Background
Kristen Boyle, PhD, received her BS from University of Massachusetts in Amherst, her MS from Ohio University and her PhD from East Carolina University.
Research + Funding
In 2013, Dr. Boyle received the Building Interdisciplinary Research Careers in Women's Health (BIRCWH) scholarship from the Ludeman Center through the Eunice Kennedy Shriver National Institute of Child Health and Human Development and by the National Institute of Diabetes and Digestive and Kidney Diseases. The project was titled, “Maternal Programming of Fetal Stem Cells,” and focused on how obesity during pregnancy impacts risk for obesity and type 2 diabetes in the child. Her research team developed a novel model for studying how fetal exposures during gestation impact predisposition for metabolic disease in humans. They tested mesenchymal stem cells (MSCs) collected from umbilical cord tissue of human infants after birth, which were used to deeply interrogate metabolism and molecular factors that can change metabolism in the infants’ cells.
“While the financial support and training opportunities have been very helpful to me, the less tangible support provided by Judy Regensteiner, PhD, and Jane Reusch, MD, over the years in the form of advocacy and confidence building, has been invaluable.”—Dr. Boyle.
Transforming Women’s Health
Dr. Boyle’s overarching goal is to identify and implement the best care for mother and child. With her success in developing the proposed infant MSC model during her Ludeman Center-funded research, she was able to receive funding by a KO1 award and several RO1s.

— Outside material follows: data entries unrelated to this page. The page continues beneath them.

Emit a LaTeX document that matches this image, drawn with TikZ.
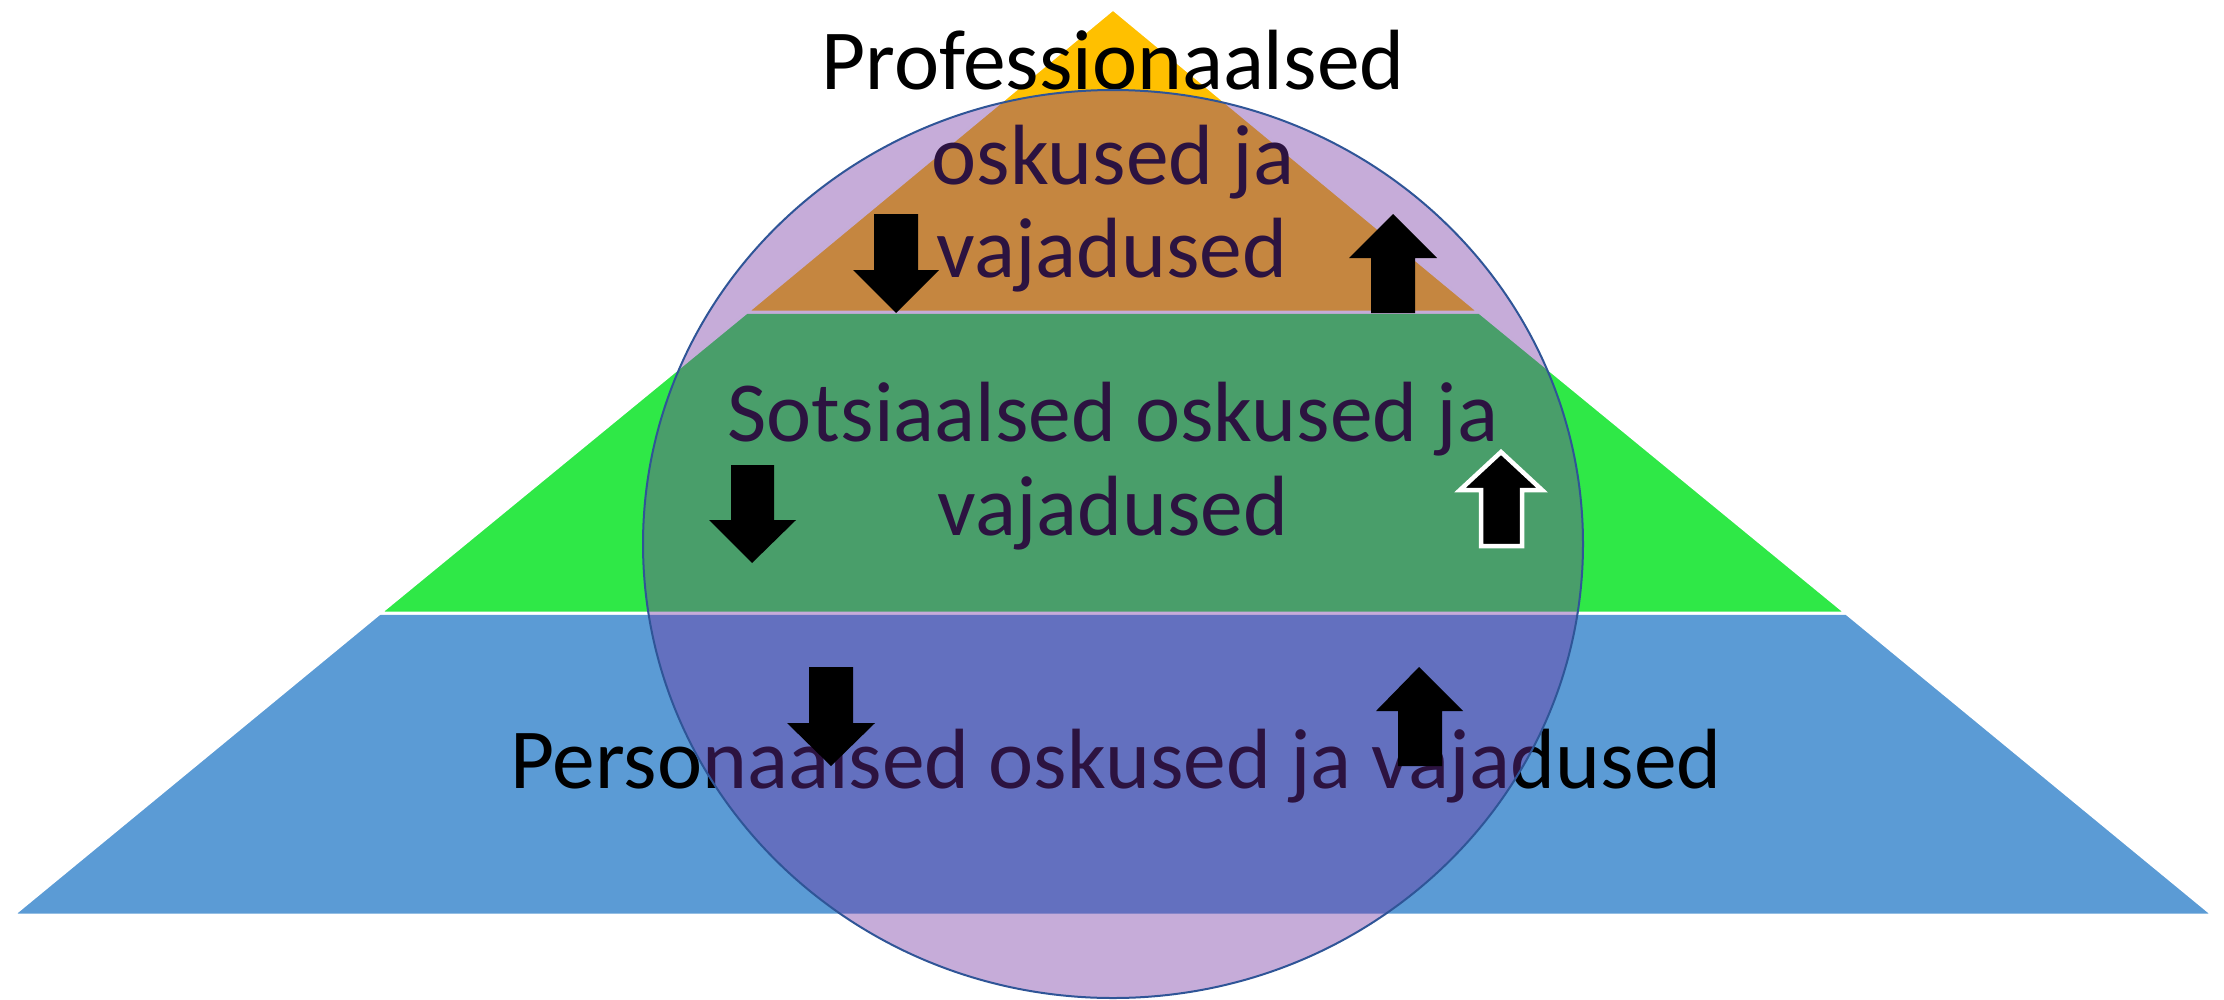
\documentclass[tikz,border=0pt]{standalone}
\usepackage{fontspec}
\setmainfont{Carlito}
\definecolor{gold}{HTML}{FFC000}
\definecolor{lgreen}{HTML}{2FE847}
\definecolor{lblue}{HTML}{5B9BD5}
\definecolor{circfill}{HTML}{7030A0}
\definecolor{circline}{HTML}{2F5597}
\tikzset{
  band/.style={draw=white, line width=3pt, line join=miter},
  lbl/.style={anchor=base, inner sep=0pt, text=black, font=\fontsize{85.5}{100}\selectfont},
  blockarrow/.style={fill=black},
  outlinearrow/.style={fill=black, draw=white, line width=4.5pt, line join=miter}
}
\begin{document}
\begin{tikzpicture}[x=1pt,y=-1pt]
\useasboundingbox (0,0) rectangle (2224,999);
% pyramid bands
\path[band, fill=lblue] (380,613) -- (1846,613) -- (2213,915) -- (13,915) -- cycle;
\path[band, fill=lgreen] (747,312) -- (1479,312) -- (1846,613) -- (380,613) -- cycle;
\path[band, fill=gold] (1113,9) -- (1479,312) -- (747,312) -- cycle;
% texts
\node[lbl] (t1) at (1113,89) {Professionaalsed};
\node[lbl] (t2) at (1113,184) {oskused ja};
\node[lbl] (t3) at (1112,277) {vajadused};
\node[lbl] (s1) at (1113,441) {Sotsiaalsed oskused ja};
\node[lbl] (s2) at (1113,535) {vajadused};
\node[lbl] (p1) at (1116,788) {Personaalsed oskused ja vajadused};
% circle
\path[fill=circfill, fill opacity=0.4, draw=circline, draw opacity=1, line width=2pt]
  (1113,544) ellipse [x radius=470pt, y radius=454pt];
% arrows
\path[blockarrow] (874,214) -- (918,214) -- (918,270) -- (939,270) -- (896,313) -- (853,270) -- (874,270) -- cycle;
\path[blockarrow] (1393,214) -- (1437,258) -- (1415,258) -- (1415,313) -- (1371,313) -- (1371,258) -- (1349,258) -- cycle;
\path[blockarrow] (731,465) -- (774,465) -- (774,520) -- (796,520) -- (752,563) -- (709,520) -- (731,520) -- cycle;
\path[outlinearrow] (1501,452) -- (1542,490) -- (1522,490) -- (1522,546) -- (1481,546) -- (1481,490) -- (1460,490) -- cycle;
\path[blockarrow] (809,667) -- (853,667) -- (853,723) -- (875,723) -- (831,766) -- (787,723) -- (809,723) -- cycle;
\path[blockarrow] (1419,667) -- (1463,711) -- (1442,711) -- (1442,766) -- (1398,766) -- (1398,711) -- (1376,711) -- cycle;
\end{tikzpicture}
\end{document}
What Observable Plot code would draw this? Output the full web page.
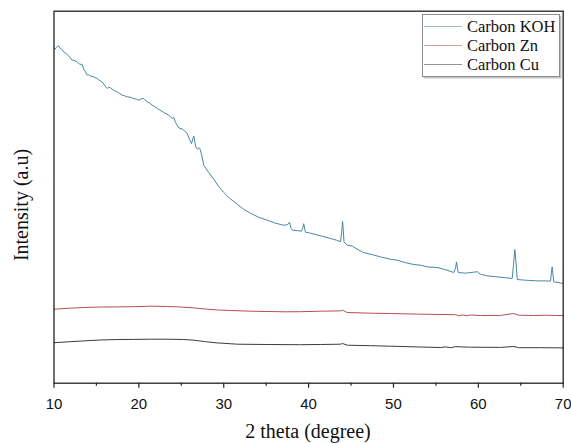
<!DOCTYPE html>
<html><head><meta charset="utf-8">
<script src="https://cdn.jsdelivr.net/npm/d3@7"></script>
<script src="https://cdn.jsdelivr.net/npm/@observablehq/plot@0.6"></script>
<style>
body{margin:0;background:#fff;}
#wrap{position:relative;width:571px;height:443px;overflow:hidden;}
.legend{position:absolute;left:422px;top:14px;width:136px;height:61px;border:1px solid #8c8c8c;box-shadow:1.5px 1.5px 0 #c4c4c4;background:#fff;font-family:"Liberation Serif";font-size:16.5px;color:#111;}
.row{position:absolute;left:0;height:19px;width:136px;}
.row .ln{position:absolute;left:1px;width:38px;top:9px;height:0;border-top:1px solid;}
.row .tx{position:absolute;left:44px;top:0;line-height:19px;white-space:nowrap;}
.xt{position:absolute;font-family:"Liberation Serif";font-size:20px;color:#111;white-space:nowrap;}
</style></head>
<body><div id="wrap"></div>
<script>
const seriesNames = ["Carbon KOH", "Carbon Zn", "Carbon Cu"];
const seriesColors = ["#4a86a2", "#b5504f", "#3c3c3c"];
const xTicks = [10, 20, 30, 40, 50, 60, 70];
const xMinorTicks = [15, 25, 35, 45, 55, 65];
const xLabel = "2 theta (degree)";
const yLabel = "Intensity (a.u)";

const kohTheta = [10.0,10.09,10.3,10.53,10.68,10.9,11.15,11.4,11.74,12.14,12.33,12.73,13.0,13.32,13.5,13.71,13.91,14.1,14.3,14.6,14.89,15.09,15.4,15.68,15.95,16.27,16.45,16.66,16.95,17.25,17.6,18.04,18.3,18.62,19.0,19.4,19.7,19.99,20.3,20.58,20.98,21.3,21.57,21.9,22.16,22.5,22.94,23.2,23.53,23.93,24.1,24.32,24.7,25.14,25.69,25.96,26.2,26.47,26.71,26.91,27.1,27.18,27.38,27.65,28.2,28.83,29.38,29.97,30.68,31.59,32.33,33.15,34.1,35.12,36.1,37.04,37.51,37.75,37.93,38.1,38.69,39.16,39.3,39.43,39.55,39.63,40.22,41.4,42.58,43.29,43.76,43.9,44.0,44.09,44.17,44.55,45.17,45.53,46.47,47.53,48.47,49.65,50.44,51.42,52.4,53.18,53.97,55.15,56.13,57.11,57.31,57.43,57.54,57.63,58.49,59.43,59.87,60.25,61.04,62.02,63.2,63.99,64.14,64.3,64.44,64.58,65.56,66.93,67.91,68.5,68.62,68.7,68.79,68.89,69.66,70.0];
const kohI = [334,333.7,336,337.5,335.3,334,331.3,330,327.3,323,323,321.3,319,318.7,314,311.3,308,308.5,307.3,306.5,305.3,304.7,302.5,301.3,298,294.7,296,295.3,293.5,292,290.5,288,287.5,286.3,286,284.7,284,283,284.5,284.7,281.3,280,278,276.5,274.7,273,270.7,269.5,268,264.7,266,260.7,255.3,254,250,244,239.7,247,236.3,234,235.5,234.7,229,218,211,204,197,191,185,179,174,170,166,163,160,158,158.5,161,155,153,152.5,152,155,159.5,154,151,150,147.5,144.7,143,141.5,151,162,153,141.3,138,137,135,130.7,128.5,126.3,124,123,120.5,118.7,118,116.3,115.7,113.5,110.7,115,121.3,115,110.7,110,111,111.5,109,107.3,106.5,105.5,104.7,118,133.7,121,103.7,103,102.3,102.3,102,111,116.3,109,101.3,100.3,99.5];

const znTheta = [10.0,11.94,13.51,15.48,17.45,19.37,21.37,23.34,24.91,26.47,28.05,29.38,30.8,33.15,35.12,37.28,39.04,41.4,43.76,44.0,44.55,47.29,49.65,53.18,57.31,57.66,58.13,58.6,59.08,60.25,62.61,64.18,64.73,66.5,67.91,69.09,70.0];
const znI = [74,75,75.7,76.2,76.3,76.5,77,76.7,76.2,75.3,74,73.2,72.7,72,71.7,71.4,71.5,72,72.3,73,70.7,70,69.7,69,68.5,67.5,68.2,67.5,68.2,67.7,67.8,69.7,68,67.7,68,67.7,67.7];

const cuTheta = [10.0,11.94,13.51,15.48,17.45,19.37,21.37,23.34,25.29,26.47,27.85,29.23,31.59,35.12,39.04,41.4,43.76,44.0,44.55,47.29,49.65,53.18,55.54,56.13,56.72,57.31,59.08,62.61,64.18,64.73,67.32,70.0];
const cuI = [40.5,41.5,42.3,43.2,43.7,43.8,44,44,43.7,43,41.5,40.3,39,38.7,38.5,38.7,39,39.7,38,37.5,37,36.2,35.7,36.3,35.5,36.5,36,35.8,36.7,35.5,35.5,35.3];

const toRows = (th, v, s) => th.map((t, i) => ({theta: t, intensity: v[i], series: s}));
const koh = toRows(kohTheta, kohI, seriesNames[0]);
const zn = toRows(znTheta, znI, seriesNames[1]);
const cu = toRows(cuTheta, cuI, seriesNames[2]);

const W = 571, H = 443;
const plot = Plot.plot({
  width: W, height: H,
  marginLeft: 53.5, marginRight: 8.3, marginTop: 10.7, marginBottom: 60.3,
  style: {fontFamily: "Liberation Sans", fontSize: "15px", color: "#111", background: "#fff"},
  x: {domain: [10, 70]},
  y: {domain: [0, 372], axis: null},
  marks: [
    Plot.line(cu, {x: "theta", y: "intensity", stroke: seriesColors[2], strokeWidth: 1}),
    Plot.line(zn, {x: "theta", y: "intensity", stroke: seriesColors[1], strokeWidth: 1}),
    Plot.line(koh, {x: "theta", y: "intensity", stroke: seriesColors[0], strokeWidth: 1}),
    Plot.axisX({ticks: xMinorTicks, tickSize: 3, tickFormat: () => "", label: null, stroke: "#222", strokeWidth: 1.2}),
    Plot.axisX({ticks: xTicks, tickSize: 5, tickPadding: 10.6, tickFormat: d => String(d), label: null, stroke: "#222", strokeWidth: 1.2}),
    Plot.frame({stroke: "#222", strokeWidth: 1.3})
  ]
});
const wrap = document.getElementById("wrap");
wrap.appendChild(plot);

// axis titles
const xt = document.createElement("div");
xt.className = "xt"; xt.textContent = xLabel;
xt.style.left = "308px"; xt.style.top = "431px"; xt.style.transform = "translate(-50%,-50%)";
wrap.appendChild(xt);
const yt = document.createElement("div");
yt.className = "xt"; yt.textContent = yLabel;
yt.style.left = "21px"; yt.style.top = "205px"; yt.style.transform = "translate(-50%,-50%) rotate(-90deg)";
wrap.appendChild(yt);

// legend
const lg = document.createElement("div");
lg.className = "legend";
seriesNames.forEach((n, i) => {
  const r = document.createElement("div");
  r.className = "row"; r.style.top = (2 + i * 19) + "px";
  const l = document.createElement("div"); l.className = "ln"; l.style.borderTopColor = seriesColors[i]; l.style.opacity = 0.55;
  const t = document.createElement("div"); t.className = "tx"; t.textContent = n;
  r.appendChild(l); r.appendChild(t); lg.appendChild(r);
});
wrap.appendChild(lg);
</script></body></html>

Her group is currently funded by the National Institutes of Health to collect infant MSCs in two separate cohorts investigating the effects of maternal stress and social disadvantage on infant outcomes in collaboration with investigators at University of California, Irvine. They are on their way to establishing infant MSCs as a robust, precise, predictive and mechanistic tool for investigating developmental predisposition for obesity and metabolic disease in human infants.